Solar Thermal Propulsion
The concept of solar thermal propulsion stems from the better known solar-dynamic power system. This propulsion system has been proposed as an alternative means of rocket propulsion for orbit transfer and planetary missions. In this system, solar energy is accumulated by an absorber and is used to burn propellant during the thrust phase.
Concept of Solar Thermal Propulsion
Solar thermal propulsion concept
In general, solar thermal propulsion utilises solar light to heat a propellant up to 2000 K. The gaseous propellant is then fed through a conventional rocket nozzle to produce thrust. A solar propelled rocket only needs a means by which it can capture solar energy. No electrical generator is needed. The thrust of the engine is dependent on the surface area of the solar collector (concentrators and mirrors) and the local intensity of the solar radiation. Light is collected by a parabolic reflector and then focused onto a blackbody cavity to generate a high internal temperature. Here, heat is transferred to the propellant to produce thrust. The best performance can be achieved with hydrogen because of its low molecular weight.
Concentrators are used to collect solar light and to focus it into a receiver/absorber. Large collector surfaces in the range of several square meters are needed to produce the required thermal energy. A desired solar power input will be about 1350 W/m². This is typically realised by the primary concentrators and thus, they are considered to be the most technologically demanding part of the concentrator system.
The function of the absorber/receiver is to absorb and transfer the energy of the concentrated solar radiation to the propellant. A heat exchanger is employed in the heating of the propellant. The transfer of energy can be achieved either continuously or after accumulation.
Solar thermal propulsion performance is in between that of conventional propulsion and ion drive propulsion. For indirect solar heating, the design cannot achieve specific impulses of more than 900 s. This is because there are some limitations to the temperature that the heat exchanger material can withstand. For direct solar heating, direct heat absorption allows higher propellant temperatures and hence has higher specific impulses of approximately 1200 s.
However, only indirect solar thermal heating has been experimentally tested.

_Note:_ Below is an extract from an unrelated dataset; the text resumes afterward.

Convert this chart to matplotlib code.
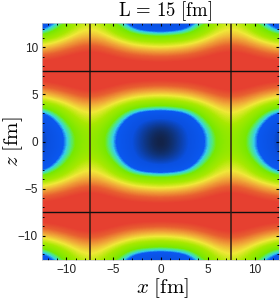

This was carried out by the United States Air Force Rocket Propulsion Laboratory using small-scale models.
Solar thermal propulsion could be applied in two particular areas: Earth-orbit transfer and scientific interplanetary missions.
Orbit Transfer Stage
The major application of commercial solar thermal propulsion is the orbital transfer of big communication satellites from low to geosynchronous Earth orbits. Multiple ignitions seem to be the most promising method for orbital transfer. This requires 11.5 tons of liquid hydrogen, producing a specific impulse of 750 s.
Solar thermal propulsion systems can be used for interplanetary missions. In such missions, large arcs of solar concentrators are used to accurately focus sunlight onto the absorber. The heat is then transferred directly to the propellant, creating a continuous thrust to power the system. Such a method affords a higher efficiency of conversion of solar light to energy.
Comparisons have been made between conventional chemical propulsion and solar thermal propulsion. In the example of a Pluto flyby mission, it has been shown that a larger payload can be carried using solar thermal propulsion with the same amount of propellant. As such mission cost can be reduced.
Solar thermal propulsion is a promising rocket drive which has the potential to reduce the launch costs of commercial satellites and to raise performance for interplanetary missions. However, the development of key technologies is necessary before operational systems can be built. These include improvements in the heat capacity of heat exchangers, lightweight and rigid structures and the capability to store cryogenic hydrogen.
Currently, the best utilisation of solar thermal propulsion lies in commercial satellites and any future developments in this area is likely to hinge on the cost of this propulsion. Space performance has thus been traded for lowered cost.